I head outside to take a break and the dispatcher at Fire Alarm is asking the Chief if any of the companies on the scene are clearing because he has a report of another house fire in our first-in district. I check to see if our hose is all re-packed on the truck, it is. “Chief, we’re all packed up, we can take it”, I call to the Chief. “OK”, he says, and we head for another possible fire. This is another violation of departmental policy and NFPA guidelines, as we had no rehab time after the initial fire. (Rule #11)
This type of situation is a very common occurrence in the Providence Fire Department. This is why I state that the policies in place are there merely to cover the department and the city from any liability if something goes wrong. PFD Chiefs expect that we do the job exactly as I’ve described it here. They will not state this for the record, however, because it is clearly impossible for any fire company to do the job as effectively as possible and still follow all the rules the department has set forth. It is impossible to do “any aspect” of first-in firefighting effectively with a 3-man company. This fact is well known in fire-service circles, and as such is very familiar to our Chief of Department – Chief Farrell.

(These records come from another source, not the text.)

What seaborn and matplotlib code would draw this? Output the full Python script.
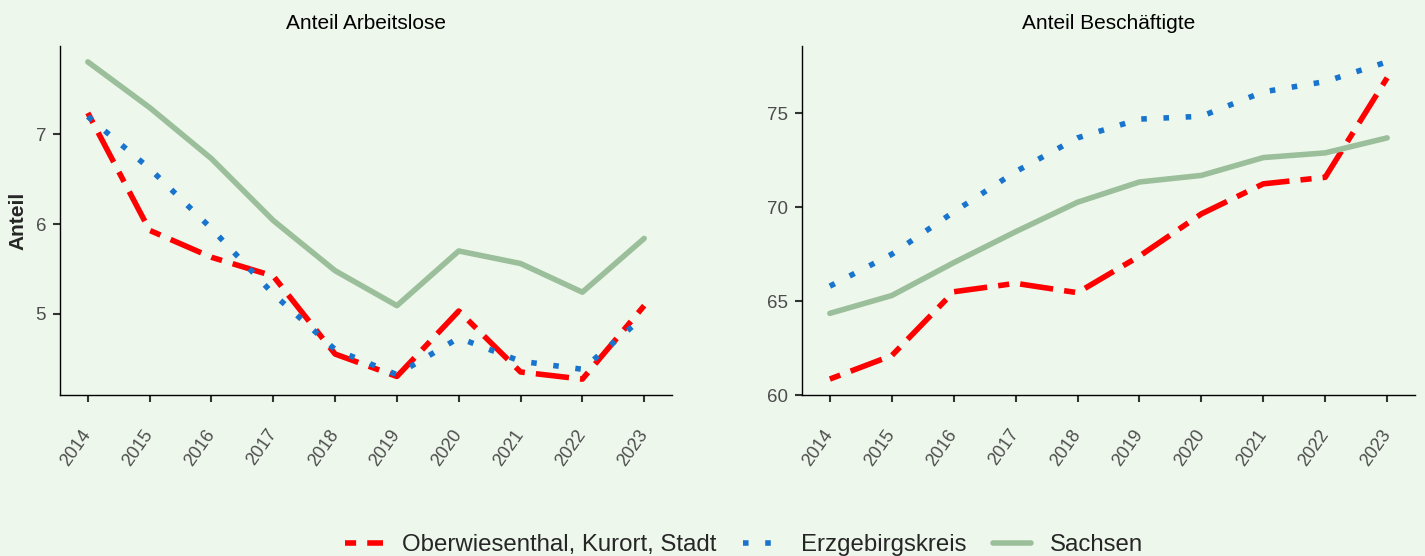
import matplotlib
matplotlib.use("Agg")
import matplotlib.pyplot as plt
from matplotlib.lines import Line2D
import seaborn as sns
import pandas as pd

years = list(range(2014, 2024))
regions = ["Oberwiesenthal, Kurort, Stadt", "Erzgebirgskreis", "Sachsen"]

# Anteil Arbeitslose
arbeitslose_owt = [7.24, 5.93, 5.63, 5.42, 4.55, 4.30, 5.03, 4.35, 4.27, 5.09]
arbeitslose_erz = [7.20, 6.62, 5.95, 5.22, 4.60, 4.32, 4.73, 4.47, 4.38, 4.97]
arbeitslose_sn = [7.81, 7.30, 6.73, 6.04, 5.48, 5.09, 5.70, 5.56, 5.24, 5.84]

# Anteil Beschaeftigte
beschaeftigte_owt = [60.85, 62.1, 65.5, 65.95, 65.45, 67.4, 69.65, 71.25, 71.6, 76.9]
beschaeftigte_erz = [65.8, 67.5, 69.75, 71.9, 73.7, 74.7, 74.85, 76.15, 76.7, 77.75]
beschaeftigte_sn = [64.35, 65.3, 67.05, 68.7, 70.27, 71.35, 71.7, 72.65, 72.9, 73.7]

panel_titles = ["Anteil Arbeitslose", "Anteil Beschäftigte"]
panel_series = [[arbeitslose_owt, arbeitslose_erz, arbeitslose_sn],
                [beschaeftigte_owt, beschaeftigte_erz, beschaeftigte_sn]]
panel_yticks = [[5, 6, 7], [60, 65, 70, 75]]

bg = "#EEF7EC"
colors = {regions[0]: "#FF0000", regions[1]: "#1874CD", regions[2]: "#9CBF9B"}
# ggplot "twodash" / "dotted" / "solid"
dashes = {regions[0]: (2, 2, 6, 2), regions[1]: (1, 3), regions[2]: ""}
lw = 4.0

sns.set_theme(style="ticks")
plt.rcParams["font.family"] = ["Liberation Sans", "DejaVu Sans"]
plt.rcParams["lines.dash_capstyle"] = "butt"

fig = plt.figure(figsize=(14.25, 5.56), dpi=100, facecolor=bg)
ax_pos = [[60 / 1425, 161 / 556, 612 / 1425, 349 / 556],
          [802 / 1425, 161 / 556, 613 / 1425, 349 / 556]]

for i, title in enumerate(panel_titles):
    rows = []
    for region, vals in zip(regions, panel_series[i]):
        for y, v in zip(years, vals):
            rows.append({"Jahr": y, "Anteil": v, "Region": region})
    df = pd.DataFrame(rows)

    ax = fig.add_axes(ax_pos[i])
    ax.set_facecolor(bg)
    sns.lineplot(data=df, x="Jahr", y="Anteil", hue="Region", style="Region",
                 palette=colors, dashes=dashes, linewidth=lw, legend=False, ax=ax)

    # ggplot-like 5% expansion
    vmin, vmax = df["Anteil"].min(), df["Anteil"].max()
    pad = (vmax - vmin) * 0.05
    ax.set_ylim(vmin - pad, vmax + pad)
    ax.set_yticks(panel_yticks[i])
    ax.set_xlim(2013.55, 2023.45)
    ax.set_xticks(years)
    ax.set_xticklabels([str(y) for y in years], rotation=55, ha="right",
                       va="center", rotation_mode="anchor")
    ax.set_title(title, fontsize=15, color="black", pad=12.5)
    ax.set_xlabel("")
    if i == 0:
        ax.set_ylabel("Anteil", fontsize=15, fontweight="bold", labelpad=6)
    else:
        ax.set_ylabel("")
    sns.despine(ax=ax)
    for s in ["left", "bottom"]:
        ax.spines[s].set_color("black")
        ax.spines[s].set_linewidth(1.0)
    ax.tick_params(axis="both", colors="#333333", labelcolor="#4D4D4D",
                   length=5, width=1.5, pad=5)
    ax.tick_params(axis="y", labelsize=13.5)
    ax.tick_params(axis="x", labelsize=13, pad=21)

handles = []
for r in regions:
    if dashes[r]:
        handles.append(Line2D([0], [0], color=colors[r], linewidth=lw, dashes=dashes[r]))
    else:
        handles.append(Line2D([0], [0], color=colors[r], linewidth=lw))
fig.legend(handles, regions, loc="center", ncol=3, frameon=False,
           fontsize=17.3, bbox_to_anchor=(744 / 1425, 1 - 545 / 556),
           handlelength=1.6, columnspacing=1.1, handletextpad=0.8)

fig.savefig("out.png", dpi=100, facecolor=bg)
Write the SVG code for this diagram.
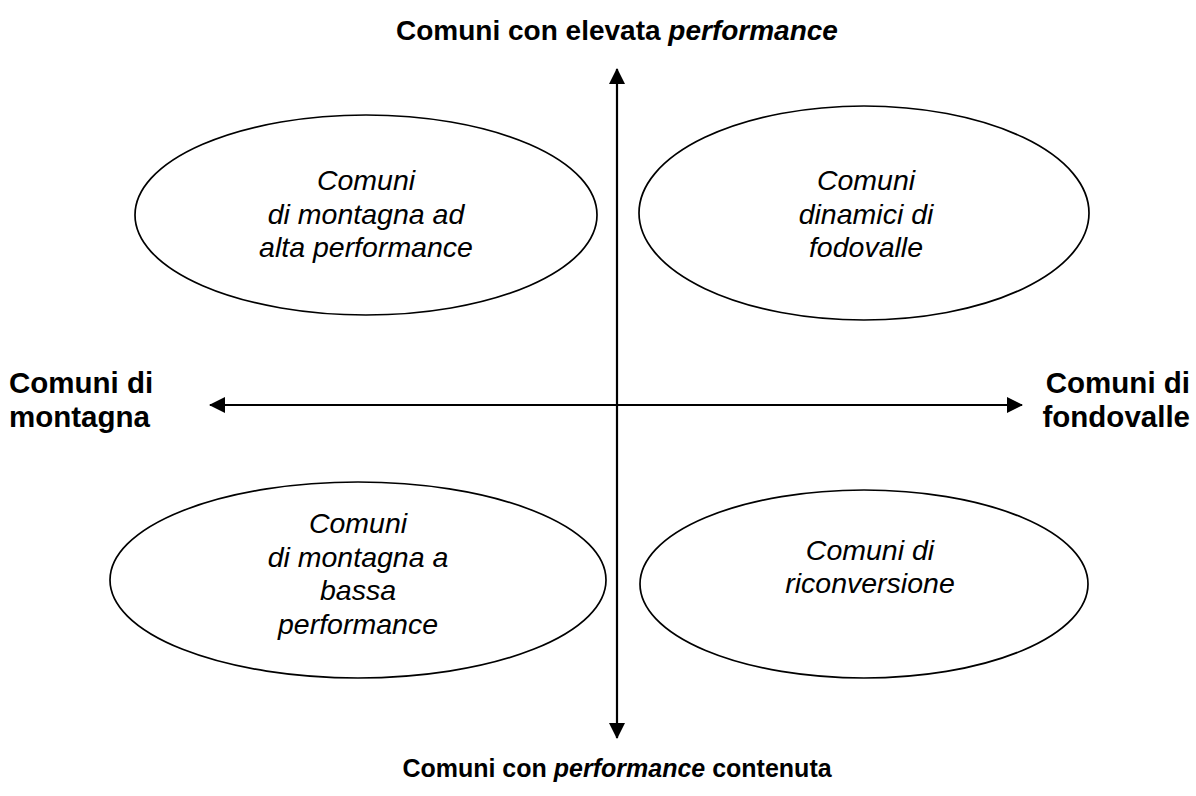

That is why the article in today’s Providence Journal (Jan 15, 2008) is such a farce. For Chief Farrell to state that reducing the number of men of engine and ladder companies to 3 men would not be a safety issue for the firefighters or for the general public is a lie – and a disgrace. He argued that 4-men companies were much more effective and much safer (very effectively, I might add) when he was the President of Local 799. How can he now justify his new position on this issue? The only difference now is that he doesn’t ever have to ride a truck again and put his life on the line.